Coming in as an athlete, Levy was fortunate to have “built-in” friendships through his teammates. He said he especially formed bonds with fellow players coming from abroad, who helped him navigate the transition to Elon.
Senior Julie Ball experienced a similar advantage as a tennis player. Ball moved to Barcelona, Spain, at 12 years old to advance in the sport after moving around most of her childhood. Despite being raised by an Asian mother and English father, she identifies with Spanish culture.
Ball transferred from the University of Tennessee to Elon her junior year, searching for a place that felt more like home.
“Elon celebrates our cultures and encourages us to embrace who we are and where we come from,” said Ball. “That was something that was lacking at my other school. Here there’s El Centro, the Asian Pan Pacific club – they find ways to honor everyone’s identity.”
Ball said she has struggled with finding a place that felt like “home,” having moved around a lot as a child, living 12 countries around the world. Moving to Spain, she found a connection to the country through her sport — and tapas.
“The food is what I miss the most,” Ball said. “It’s the experience of all coming together to prepare it, enjoy it. It’s a connection you can’t find anywhere else.”

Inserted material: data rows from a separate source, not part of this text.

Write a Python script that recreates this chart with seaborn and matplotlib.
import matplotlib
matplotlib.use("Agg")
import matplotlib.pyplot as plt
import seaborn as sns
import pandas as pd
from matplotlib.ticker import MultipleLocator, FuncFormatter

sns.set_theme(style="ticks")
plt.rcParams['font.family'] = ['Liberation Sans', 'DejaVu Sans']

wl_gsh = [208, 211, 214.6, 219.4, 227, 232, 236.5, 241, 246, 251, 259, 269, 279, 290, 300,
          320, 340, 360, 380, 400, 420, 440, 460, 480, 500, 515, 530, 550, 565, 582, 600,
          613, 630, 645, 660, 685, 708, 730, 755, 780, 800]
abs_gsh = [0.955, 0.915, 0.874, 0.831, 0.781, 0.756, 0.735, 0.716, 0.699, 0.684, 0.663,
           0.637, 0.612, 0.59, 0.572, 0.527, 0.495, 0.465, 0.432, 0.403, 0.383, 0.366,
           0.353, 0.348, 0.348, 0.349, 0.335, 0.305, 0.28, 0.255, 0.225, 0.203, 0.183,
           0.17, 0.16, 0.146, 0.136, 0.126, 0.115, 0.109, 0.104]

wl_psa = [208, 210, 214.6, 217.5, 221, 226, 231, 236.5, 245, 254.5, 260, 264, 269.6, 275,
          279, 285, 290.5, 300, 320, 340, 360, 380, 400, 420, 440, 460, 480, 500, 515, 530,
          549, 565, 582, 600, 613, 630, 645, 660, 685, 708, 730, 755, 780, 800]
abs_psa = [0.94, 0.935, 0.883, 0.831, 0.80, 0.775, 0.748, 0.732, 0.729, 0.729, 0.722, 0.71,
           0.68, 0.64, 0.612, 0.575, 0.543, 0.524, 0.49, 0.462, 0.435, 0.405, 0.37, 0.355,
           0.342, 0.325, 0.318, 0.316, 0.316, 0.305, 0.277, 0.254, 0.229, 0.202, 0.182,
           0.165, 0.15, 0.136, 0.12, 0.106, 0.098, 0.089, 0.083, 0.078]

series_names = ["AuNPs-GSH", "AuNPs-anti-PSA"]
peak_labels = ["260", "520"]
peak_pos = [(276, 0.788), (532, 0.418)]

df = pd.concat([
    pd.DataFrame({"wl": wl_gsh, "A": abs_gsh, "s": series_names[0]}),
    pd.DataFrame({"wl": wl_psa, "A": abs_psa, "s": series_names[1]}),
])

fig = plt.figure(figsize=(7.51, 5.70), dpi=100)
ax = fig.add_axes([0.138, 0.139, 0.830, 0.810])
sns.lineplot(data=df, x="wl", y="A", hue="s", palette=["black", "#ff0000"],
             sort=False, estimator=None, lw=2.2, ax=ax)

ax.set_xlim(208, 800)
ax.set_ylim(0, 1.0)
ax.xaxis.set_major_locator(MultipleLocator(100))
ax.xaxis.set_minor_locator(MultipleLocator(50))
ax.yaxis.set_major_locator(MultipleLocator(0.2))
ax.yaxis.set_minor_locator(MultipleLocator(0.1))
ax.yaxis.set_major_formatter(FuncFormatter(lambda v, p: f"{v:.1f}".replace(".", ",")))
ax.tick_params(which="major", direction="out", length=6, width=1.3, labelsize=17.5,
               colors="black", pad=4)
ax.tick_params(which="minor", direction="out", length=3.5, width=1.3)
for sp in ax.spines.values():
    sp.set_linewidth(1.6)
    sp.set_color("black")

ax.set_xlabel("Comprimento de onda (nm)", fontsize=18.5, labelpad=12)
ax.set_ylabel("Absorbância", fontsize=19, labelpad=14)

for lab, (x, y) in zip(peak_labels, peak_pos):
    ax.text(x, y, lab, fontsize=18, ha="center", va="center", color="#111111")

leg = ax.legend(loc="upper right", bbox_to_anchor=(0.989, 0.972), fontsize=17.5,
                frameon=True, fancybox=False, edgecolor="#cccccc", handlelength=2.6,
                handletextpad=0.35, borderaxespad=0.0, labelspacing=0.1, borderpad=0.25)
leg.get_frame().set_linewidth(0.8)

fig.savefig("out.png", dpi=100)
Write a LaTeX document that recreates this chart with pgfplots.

Ball and Cornick Fernández both identified food as a major aspect of their cultures. Cornick Fernández’s favorite memories of her childhood consist of baking chocolate eggs with her family at Easter. The older cousins would then hide them for the younger ones to find climbing trees on their grandmother’s property.
“My life has always been very family-oriented,” Cornick Fernández said. “It’s difficult to be away from that, especially when there’s a disconnect between us and other students.”
To bridge the gap between the Latino community and Elon, Cornick Fernández is an active member and employee of El Centro, frequenting the organization’s events and encouraging other students to do the same. She invites her friends to social gatherings thrown by El Centro, but she feels as if there is an unintentional lack of effort across campus.
“I just wish people would take advantage of everything we do to incorporate them into our culture,” Cornick Fernández said. “You don’t have to be Hispanic to be a part of it. We just want to share who we are with everyone and create that positive connection here.”